Four new features make it worth checking out, and one of them is important enough to turn iPhone Kindle from an app I almost never user to one I’ll use frequently when I have time to kill.
New feature #1 is the ability to read in landscape mode (with a lock that lets you prevent yourself from accidentally jumping from landscape to portrait orientation, or vice versa–nice touch):

New feature #2 is the addition of two new color schemes: white text on a black background, and a sepiatone mode:

New feature #3 is the ability to pinch and stretch photos with multi-touch gestures (I don’t own enough Kindle tomes with pictures to know if the fuzzy quality shown below is typical or unusual):

I can’t show new feature #4, but it’s the one that has me excited. The original iPhone version of Kindle made you turn pages by swiping them with your finger or thumb. In theory, it was an approriately iPhone-esque way to handle things, but so few words fit on the iPhone at once that swiping through a book quickly gave me a sore thumb.
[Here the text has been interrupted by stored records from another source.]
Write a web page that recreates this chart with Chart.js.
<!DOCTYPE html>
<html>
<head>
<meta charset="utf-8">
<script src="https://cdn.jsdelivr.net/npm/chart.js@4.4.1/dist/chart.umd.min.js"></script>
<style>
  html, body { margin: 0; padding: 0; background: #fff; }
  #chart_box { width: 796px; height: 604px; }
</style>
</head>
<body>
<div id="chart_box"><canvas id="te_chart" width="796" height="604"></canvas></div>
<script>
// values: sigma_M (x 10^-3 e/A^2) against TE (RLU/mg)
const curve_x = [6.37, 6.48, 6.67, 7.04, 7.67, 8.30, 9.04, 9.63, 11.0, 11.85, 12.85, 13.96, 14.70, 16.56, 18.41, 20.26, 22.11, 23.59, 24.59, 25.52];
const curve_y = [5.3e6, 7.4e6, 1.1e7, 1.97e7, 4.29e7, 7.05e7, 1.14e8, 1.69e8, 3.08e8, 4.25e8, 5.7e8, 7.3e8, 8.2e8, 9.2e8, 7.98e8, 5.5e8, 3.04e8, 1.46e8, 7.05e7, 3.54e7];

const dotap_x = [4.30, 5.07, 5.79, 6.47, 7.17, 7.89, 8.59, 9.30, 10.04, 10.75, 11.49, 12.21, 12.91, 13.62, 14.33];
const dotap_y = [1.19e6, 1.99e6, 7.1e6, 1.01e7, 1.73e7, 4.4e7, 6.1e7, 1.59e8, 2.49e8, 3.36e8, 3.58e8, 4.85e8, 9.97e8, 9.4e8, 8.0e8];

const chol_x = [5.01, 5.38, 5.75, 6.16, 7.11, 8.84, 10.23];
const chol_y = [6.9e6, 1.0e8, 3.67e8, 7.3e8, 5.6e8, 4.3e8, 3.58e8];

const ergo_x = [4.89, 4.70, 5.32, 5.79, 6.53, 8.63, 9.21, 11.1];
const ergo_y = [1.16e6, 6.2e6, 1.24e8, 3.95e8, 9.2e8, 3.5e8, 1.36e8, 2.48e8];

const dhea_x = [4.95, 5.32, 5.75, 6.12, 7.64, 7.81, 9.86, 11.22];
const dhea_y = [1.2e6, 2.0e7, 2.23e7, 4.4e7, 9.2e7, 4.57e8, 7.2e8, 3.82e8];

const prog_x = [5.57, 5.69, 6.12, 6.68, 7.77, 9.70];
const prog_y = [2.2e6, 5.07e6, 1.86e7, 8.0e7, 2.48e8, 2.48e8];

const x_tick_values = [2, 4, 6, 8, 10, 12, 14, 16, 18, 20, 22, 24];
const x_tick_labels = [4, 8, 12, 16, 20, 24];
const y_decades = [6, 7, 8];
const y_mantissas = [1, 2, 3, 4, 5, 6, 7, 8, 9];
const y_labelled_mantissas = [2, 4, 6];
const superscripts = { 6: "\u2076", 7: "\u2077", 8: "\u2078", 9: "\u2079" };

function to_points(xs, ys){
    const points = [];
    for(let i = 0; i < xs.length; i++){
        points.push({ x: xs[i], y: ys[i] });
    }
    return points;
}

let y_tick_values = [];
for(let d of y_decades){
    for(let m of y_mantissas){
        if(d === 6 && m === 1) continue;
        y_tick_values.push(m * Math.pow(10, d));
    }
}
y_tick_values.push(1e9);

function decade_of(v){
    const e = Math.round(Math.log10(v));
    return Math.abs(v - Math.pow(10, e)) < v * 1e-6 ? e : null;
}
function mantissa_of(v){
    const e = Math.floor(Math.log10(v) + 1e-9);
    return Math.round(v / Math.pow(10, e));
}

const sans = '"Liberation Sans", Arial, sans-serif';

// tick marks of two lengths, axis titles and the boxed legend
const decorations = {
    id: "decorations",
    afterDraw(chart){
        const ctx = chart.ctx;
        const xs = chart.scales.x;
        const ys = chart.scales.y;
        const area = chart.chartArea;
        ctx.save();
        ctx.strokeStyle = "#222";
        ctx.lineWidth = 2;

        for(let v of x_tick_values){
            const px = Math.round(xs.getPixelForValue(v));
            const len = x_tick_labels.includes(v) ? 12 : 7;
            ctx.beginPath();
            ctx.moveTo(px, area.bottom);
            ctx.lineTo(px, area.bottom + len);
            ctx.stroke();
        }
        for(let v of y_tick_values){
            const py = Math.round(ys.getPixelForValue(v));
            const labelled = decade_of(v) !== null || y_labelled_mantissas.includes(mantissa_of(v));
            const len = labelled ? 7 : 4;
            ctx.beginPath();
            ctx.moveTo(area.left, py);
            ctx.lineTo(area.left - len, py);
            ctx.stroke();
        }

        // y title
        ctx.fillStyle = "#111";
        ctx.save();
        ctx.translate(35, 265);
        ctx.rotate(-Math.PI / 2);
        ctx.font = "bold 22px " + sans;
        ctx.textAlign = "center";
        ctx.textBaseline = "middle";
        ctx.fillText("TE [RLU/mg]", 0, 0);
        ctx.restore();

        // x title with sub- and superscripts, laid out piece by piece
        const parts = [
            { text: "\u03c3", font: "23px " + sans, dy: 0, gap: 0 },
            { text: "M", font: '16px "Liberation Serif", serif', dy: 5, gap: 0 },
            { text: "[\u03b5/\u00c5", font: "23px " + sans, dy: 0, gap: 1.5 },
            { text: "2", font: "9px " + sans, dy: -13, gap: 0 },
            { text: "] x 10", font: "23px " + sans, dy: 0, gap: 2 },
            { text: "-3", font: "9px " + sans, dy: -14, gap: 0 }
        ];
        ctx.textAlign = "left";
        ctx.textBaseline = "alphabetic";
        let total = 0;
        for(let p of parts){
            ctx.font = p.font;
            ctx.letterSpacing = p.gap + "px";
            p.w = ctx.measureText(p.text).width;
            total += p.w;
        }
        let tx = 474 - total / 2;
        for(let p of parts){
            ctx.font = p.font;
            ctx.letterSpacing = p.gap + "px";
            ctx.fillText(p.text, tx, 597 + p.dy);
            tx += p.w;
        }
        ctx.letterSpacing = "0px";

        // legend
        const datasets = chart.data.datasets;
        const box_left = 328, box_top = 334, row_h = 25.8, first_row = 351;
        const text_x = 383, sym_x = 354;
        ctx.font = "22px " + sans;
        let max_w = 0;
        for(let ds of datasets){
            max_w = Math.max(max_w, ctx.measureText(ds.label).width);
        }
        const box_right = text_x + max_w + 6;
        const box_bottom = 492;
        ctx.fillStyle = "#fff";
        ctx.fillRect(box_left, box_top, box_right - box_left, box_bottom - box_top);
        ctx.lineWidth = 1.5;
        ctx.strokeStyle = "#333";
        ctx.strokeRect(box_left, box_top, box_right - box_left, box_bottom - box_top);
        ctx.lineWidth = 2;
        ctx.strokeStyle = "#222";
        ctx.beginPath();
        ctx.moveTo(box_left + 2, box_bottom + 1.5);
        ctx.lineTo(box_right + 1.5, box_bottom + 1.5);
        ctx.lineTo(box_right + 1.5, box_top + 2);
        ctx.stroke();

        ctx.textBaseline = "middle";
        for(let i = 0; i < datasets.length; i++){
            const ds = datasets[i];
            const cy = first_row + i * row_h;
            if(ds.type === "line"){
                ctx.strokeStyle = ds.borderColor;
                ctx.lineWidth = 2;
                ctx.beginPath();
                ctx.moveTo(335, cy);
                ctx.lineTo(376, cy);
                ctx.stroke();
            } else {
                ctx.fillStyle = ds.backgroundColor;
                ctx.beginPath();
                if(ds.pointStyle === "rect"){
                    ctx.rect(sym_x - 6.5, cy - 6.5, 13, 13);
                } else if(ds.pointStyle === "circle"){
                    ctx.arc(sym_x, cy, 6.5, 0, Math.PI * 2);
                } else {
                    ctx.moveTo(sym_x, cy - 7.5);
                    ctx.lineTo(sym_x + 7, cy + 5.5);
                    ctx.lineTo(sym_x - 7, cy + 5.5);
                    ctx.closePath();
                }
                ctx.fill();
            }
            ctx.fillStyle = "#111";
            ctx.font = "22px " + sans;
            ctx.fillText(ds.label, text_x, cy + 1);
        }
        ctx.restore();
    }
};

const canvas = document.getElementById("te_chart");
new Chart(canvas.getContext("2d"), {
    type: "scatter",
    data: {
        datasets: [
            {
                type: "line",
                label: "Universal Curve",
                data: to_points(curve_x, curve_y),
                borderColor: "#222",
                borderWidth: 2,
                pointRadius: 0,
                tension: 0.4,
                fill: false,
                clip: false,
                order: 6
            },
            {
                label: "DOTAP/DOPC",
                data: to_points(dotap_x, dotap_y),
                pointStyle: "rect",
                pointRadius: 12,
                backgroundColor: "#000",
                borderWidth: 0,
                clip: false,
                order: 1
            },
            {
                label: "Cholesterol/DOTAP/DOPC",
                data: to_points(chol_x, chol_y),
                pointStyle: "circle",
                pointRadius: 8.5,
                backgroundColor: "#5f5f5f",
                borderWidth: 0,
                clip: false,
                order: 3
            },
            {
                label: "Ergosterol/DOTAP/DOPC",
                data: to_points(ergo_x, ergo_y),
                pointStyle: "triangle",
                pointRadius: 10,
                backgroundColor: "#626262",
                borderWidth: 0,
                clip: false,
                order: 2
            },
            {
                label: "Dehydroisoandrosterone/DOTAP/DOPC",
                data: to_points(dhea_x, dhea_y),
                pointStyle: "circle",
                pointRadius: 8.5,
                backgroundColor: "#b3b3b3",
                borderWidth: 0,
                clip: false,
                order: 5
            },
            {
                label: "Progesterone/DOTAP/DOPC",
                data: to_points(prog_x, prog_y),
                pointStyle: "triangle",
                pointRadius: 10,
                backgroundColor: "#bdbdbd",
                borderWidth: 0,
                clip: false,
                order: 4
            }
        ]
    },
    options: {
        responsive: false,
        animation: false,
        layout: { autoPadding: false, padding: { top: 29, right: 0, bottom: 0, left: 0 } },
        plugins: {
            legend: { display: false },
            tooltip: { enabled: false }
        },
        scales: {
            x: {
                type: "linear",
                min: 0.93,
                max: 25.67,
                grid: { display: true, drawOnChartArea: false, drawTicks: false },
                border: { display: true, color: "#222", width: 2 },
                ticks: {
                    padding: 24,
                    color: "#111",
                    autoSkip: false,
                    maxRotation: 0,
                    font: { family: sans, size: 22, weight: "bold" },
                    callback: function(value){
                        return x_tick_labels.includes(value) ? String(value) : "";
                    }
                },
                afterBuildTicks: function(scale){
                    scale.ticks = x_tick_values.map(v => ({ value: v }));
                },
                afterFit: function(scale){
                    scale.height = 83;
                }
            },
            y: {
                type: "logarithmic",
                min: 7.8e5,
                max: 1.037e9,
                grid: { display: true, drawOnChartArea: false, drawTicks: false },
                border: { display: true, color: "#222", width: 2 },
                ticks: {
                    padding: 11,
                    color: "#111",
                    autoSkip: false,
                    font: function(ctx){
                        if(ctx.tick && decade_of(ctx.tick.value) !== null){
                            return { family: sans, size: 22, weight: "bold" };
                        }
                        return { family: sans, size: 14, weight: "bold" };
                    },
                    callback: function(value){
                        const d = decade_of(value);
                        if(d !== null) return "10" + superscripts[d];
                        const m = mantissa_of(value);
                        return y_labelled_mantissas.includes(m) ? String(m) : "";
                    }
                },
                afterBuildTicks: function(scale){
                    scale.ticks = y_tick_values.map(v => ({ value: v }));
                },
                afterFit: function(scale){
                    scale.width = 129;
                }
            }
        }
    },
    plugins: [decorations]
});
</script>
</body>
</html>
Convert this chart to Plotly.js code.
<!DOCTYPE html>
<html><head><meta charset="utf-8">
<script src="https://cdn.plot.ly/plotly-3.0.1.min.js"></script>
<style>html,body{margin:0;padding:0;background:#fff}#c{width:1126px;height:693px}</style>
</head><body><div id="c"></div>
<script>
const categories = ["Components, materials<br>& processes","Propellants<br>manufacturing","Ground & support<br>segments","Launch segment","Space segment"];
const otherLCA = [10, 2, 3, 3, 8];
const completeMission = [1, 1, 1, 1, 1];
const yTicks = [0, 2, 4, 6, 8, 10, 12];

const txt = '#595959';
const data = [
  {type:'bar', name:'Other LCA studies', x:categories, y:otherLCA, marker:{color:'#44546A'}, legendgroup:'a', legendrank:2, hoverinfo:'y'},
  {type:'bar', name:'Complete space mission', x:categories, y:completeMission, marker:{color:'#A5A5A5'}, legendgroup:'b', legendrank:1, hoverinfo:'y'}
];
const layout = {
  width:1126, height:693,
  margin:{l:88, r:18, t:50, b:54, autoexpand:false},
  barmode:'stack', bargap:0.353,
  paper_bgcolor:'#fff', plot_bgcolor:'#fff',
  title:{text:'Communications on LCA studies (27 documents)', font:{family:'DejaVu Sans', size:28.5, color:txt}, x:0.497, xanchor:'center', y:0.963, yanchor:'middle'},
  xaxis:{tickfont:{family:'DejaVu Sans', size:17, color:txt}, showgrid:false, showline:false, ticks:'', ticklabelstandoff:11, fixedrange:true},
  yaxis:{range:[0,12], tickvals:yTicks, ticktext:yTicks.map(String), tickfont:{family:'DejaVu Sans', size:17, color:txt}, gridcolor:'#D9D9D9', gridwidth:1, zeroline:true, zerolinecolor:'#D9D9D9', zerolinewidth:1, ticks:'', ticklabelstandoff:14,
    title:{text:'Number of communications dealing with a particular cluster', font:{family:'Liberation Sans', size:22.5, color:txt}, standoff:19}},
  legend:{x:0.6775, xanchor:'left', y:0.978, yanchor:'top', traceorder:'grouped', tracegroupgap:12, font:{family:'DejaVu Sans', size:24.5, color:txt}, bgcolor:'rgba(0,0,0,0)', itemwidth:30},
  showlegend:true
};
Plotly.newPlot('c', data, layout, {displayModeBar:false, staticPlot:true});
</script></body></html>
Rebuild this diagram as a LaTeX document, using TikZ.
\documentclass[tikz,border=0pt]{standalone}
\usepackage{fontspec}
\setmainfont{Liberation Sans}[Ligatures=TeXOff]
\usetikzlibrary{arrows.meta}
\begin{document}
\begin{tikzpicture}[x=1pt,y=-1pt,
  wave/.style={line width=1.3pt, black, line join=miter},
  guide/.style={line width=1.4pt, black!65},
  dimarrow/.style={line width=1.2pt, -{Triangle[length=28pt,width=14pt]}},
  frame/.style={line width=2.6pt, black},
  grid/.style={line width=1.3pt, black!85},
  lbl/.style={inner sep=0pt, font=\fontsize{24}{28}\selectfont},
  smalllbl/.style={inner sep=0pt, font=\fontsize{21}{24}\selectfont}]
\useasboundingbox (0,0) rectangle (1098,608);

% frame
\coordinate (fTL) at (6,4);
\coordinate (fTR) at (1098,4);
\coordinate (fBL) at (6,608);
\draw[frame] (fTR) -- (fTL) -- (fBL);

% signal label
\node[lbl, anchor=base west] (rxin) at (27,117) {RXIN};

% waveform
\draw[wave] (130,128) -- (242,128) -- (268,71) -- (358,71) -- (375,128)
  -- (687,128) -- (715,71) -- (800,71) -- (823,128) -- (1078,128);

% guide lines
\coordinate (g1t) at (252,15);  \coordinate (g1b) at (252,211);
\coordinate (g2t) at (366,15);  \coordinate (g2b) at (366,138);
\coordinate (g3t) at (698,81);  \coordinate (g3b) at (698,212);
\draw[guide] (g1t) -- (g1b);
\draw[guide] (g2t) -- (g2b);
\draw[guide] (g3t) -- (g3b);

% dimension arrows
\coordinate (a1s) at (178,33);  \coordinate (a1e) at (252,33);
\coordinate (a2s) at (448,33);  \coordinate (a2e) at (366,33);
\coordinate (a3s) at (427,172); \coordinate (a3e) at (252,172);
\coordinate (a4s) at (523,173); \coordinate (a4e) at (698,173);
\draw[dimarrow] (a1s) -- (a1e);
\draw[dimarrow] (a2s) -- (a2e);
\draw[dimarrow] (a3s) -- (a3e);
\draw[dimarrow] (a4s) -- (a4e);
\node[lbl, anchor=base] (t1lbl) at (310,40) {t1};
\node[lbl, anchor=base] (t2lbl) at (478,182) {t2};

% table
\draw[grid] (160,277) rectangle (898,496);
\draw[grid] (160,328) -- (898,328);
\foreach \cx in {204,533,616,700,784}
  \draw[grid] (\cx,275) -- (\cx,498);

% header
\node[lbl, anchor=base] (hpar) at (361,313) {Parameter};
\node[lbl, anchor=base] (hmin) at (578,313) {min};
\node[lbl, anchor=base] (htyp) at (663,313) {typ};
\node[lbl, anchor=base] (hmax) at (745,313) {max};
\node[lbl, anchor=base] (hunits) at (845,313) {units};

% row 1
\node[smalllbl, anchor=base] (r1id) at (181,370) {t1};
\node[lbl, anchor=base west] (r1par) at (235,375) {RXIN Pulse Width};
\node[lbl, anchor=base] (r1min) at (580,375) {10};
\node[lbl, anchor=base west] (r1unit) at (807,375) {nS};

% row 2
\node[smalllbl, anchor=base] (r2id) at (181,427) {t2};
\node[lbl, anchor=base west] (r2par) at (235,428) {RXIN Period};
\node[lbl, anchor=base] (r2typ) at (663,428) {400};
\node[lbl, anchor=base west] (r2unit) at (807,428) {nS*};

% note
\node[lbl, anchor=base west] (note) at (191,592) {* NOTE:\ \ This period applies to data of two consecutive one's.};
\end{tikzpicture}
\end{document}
In fact, it was such an unpleasant sensation that I pretty much avoided using the app.
In the new version, tapping on the right or left edge of the page flips you forward or backward, respectively. Much better. I still think Amazon could have handled this even better–you’ve got to make sure you touch the edge, since tapping closer to the middle brings up the app’s options and settings. But I’m grateful to have a version of the app that doesn’t feel–to me, at least–like an ergonomic disaster.
From an aesthetic standpoint, the best iPhone e-reader by far remains the wonderous Classics. It offers only a small library of public-domain works, but its typography is far more elegant and readable than that of either Kindle or Stanza. Maybe Amazon should buy it next, and bolt its elegant front end onto the current Kindle app’s underpinnings?











May 20th, 2009 at 3:48 pm
I’ve always been wary of eBook readers, but I’ve found myself using the Kindle app almost as often as my actual Kindle! I’m looking forward to checking out the changes in this new update.